EXERCISE REQUIREMENTS
Wherever the word "this" shows up in a line, please copy that line.

▽

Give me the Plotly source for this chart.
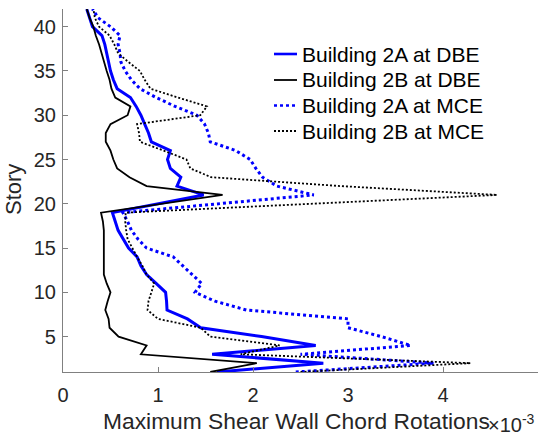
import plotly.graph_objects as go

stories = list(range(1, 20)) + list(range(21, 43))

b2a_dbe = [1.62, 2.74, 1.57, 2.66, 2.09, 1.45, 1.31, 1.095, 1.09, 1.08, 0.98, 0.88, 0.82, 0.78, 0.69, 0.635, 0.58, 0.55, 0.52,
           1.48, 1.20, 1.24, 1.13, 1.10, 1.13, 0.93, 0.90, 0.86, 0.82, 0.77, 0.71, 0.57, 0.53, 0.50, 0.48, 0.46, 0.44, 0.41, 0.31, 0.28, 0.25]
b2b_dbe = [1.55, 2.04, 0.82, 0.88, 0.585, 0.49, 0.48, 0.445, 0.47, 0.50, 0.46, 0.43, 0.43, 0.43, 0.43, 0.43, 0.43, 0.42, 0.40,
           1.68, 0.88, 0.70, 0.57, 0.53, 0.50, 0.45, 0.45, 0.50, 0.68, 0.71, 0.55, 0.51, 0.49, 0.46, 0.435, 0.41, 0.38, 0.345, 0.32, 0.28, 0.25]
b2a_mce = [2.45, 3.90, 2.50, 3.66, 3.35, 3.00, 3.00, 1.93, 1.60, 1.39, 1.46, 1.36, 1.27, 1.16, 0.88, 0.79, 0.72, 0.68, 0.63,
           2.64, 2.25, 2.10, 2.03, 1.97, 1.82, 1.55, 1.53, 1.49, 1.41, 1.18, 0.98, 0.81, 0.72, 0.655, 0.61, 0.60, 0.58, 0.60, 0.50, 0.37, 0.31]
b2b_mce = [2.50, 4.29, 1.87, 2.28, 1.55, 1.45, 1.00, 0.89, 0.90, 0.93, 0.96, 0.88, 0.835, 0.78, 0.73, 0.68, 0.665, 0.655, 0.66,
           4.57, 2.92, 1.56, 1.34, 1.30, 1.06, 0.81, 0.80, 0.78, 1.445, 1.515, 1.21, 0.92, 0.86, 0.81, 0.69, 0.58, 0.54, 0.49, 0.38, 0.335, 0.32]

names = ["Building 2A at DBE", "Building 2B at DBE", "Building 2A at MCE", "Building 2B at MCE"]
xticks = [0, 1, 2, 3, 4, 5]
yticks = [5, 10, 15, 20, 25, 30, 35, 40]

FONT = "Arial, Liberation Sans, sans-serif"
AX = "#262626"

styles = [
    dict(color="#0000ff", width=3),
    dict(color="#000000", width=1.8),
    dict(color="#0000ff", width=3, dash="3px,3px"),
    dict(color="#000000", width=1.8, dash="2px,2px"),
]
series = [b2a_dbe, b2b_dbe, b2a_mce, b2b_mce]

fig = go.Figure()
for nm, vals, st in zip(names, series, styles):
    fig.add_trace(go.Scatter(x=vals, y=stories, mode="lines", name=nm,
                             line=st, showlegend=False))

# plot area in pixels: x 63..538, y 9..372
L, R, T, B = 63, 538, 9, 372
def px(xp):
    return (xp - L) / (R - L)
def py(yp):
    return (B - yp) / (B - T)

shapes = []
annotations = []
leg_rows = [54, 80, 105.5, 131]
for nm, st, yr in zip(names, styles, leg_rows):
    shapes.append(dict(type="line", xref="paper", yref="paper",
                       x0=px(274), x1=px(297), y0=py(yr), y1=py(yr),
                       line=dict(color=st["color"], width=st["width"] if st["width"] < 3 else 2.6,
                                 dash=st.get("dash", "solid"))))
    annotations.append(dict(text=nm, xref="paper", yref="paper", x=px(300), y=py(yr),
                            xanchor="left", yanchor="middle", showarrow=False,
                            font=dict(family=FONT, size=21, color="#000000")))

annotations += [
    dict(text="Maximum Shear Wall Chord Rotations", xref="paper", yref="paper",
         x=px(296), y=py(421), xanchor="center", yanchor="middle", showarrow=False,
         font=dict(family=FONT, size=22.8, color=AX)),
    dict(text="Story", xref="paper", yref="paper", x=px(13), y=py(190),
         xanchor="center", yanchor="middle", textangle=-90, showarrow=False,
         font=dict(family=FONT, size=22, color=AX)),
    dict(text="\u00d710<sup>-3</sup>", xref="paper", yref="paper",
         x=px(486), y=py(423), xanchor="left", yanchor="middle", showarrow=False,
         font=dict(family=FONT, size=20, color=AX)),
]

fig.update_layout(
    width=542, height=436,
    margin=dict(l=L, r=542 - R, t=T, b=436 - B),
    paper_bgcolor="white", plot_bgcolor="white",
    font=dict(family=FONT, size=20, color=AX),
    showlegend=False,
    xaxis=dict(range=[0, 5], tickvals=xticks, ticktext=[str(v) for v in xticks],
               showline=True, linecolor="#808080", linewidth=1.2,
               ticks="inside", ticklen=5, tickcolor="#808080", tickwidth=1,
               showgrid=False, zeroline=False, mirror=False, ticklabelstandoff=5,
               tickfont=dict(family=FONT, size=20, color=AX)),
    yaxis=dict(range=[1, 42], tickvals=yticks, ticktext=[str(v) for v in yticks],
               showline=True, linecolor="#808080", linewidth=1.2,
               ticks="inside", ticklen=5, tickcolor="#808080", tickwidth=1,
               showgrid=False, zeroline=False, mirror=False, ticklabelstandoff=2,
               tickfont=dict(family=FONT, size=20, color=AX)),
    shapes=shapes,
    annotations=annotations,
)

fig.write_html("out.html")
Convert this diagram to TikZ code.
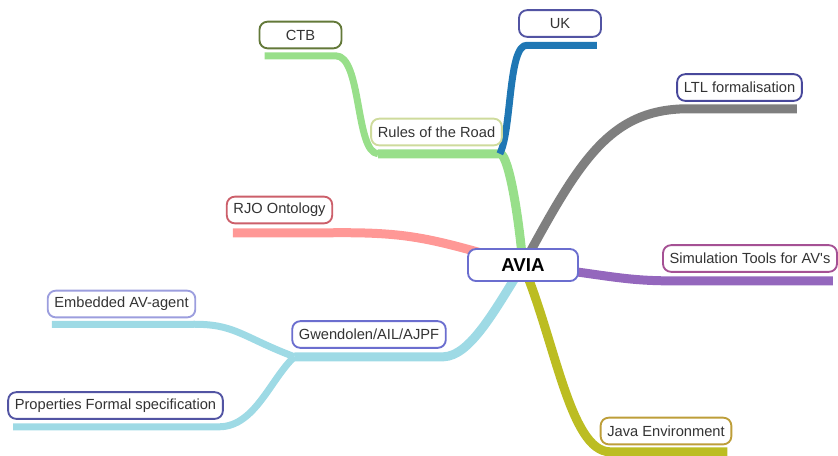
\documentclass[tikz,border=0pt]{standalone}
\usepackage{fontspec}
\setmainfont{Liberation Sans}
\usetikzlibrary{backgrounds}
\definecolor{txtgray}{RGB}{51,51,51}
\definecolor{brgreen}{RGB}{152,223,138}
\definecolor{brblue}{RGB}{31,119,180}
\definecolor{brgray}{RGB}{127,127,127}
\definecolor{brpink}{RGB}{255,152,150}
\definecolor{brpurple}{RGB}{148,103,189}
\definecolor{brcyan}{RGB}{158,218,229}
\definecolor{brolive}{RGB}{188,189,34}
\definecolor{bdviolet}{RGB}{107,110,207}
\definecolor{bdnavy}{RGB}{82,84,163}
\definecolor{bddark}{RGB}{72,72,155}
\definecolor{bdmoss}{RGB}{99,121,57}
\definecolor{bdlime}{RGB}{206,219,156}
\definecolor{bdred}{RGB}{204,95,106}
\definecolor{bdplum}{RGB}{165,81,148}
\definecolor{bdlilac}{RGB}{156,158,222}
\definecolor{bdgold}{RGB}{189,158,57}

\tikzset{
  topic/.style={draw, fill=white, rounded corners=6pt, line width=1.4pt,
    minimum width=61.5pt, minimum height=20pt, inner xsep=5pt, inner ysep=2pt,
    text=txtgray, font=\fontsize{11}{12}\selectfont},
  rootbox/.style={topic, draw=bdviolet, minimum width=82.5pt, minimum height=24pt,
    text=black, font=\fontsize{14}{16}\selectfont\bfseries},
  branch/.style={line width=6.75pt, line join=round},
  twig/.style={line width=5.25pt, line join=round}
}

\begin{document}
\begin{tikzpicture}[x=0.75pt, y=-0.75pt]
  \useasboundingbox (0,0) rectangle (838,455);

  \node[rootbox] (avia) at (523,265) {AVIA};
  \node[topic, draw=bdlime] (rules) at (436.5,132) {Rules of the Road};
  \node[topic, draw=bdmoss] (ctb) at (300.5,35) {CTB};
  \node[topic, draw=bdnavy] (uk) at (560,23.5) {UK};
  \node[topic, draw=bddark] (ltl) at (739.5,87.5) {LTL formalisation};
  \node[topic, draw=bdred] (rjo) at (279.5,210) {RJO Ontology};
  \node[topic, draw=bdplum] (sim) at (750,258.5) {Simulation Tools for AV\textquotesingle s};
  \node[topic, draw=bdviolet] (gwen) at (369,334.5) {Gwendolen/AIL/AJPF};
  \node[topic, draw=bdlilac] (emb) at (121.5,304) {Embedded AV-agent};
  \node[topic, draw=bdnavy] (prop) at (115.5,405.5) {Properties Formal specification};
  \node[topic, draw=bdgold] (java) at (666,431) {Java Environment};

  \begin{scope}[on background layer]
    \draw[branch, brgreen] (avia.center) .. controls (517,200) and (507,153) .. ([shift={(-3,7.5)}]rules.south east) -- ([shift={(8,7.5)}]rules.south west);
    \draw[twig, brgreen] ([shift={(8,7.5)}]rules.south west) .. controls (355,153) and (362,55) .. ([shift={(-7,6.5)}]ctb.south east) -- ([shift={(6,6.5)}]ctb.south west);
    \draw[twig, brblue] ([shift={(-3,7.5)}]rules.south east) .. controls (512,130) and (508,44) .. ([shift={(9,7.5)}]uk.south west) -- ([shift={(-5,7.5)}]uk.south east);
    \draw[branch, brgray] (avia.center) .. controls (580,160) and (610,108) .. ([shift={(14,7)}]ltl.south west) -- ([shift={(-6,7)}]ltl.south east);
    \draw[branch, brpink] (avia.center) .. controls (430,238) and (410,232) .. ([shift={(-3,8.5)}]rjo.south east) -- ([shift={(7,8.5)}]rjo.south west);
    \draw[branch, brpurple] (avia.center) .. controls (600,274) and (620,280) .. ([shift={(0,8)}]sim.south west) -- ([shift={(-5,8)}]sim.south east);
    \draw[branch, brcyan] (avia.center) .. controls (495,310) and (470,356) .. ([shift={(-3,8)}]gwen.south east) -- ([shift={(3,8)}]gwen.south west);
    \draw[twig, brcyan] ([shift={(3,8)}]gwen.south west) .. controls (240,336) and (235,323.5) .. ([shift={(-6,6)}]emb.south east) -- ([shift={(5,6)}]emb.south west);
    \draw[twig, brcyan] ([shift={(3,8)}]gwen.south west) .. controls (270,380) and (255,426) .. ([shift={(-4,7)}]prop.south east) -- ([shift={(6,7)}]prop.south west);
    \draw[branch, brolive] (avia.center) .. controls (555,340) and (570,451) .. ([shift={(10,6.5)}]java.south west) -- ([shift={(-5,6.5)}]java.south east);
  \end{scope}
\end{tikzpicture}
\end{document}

△

EXERCISE RESPONSE
Give me the Plotly source for this chart.
Convert this diagram to TikZ code.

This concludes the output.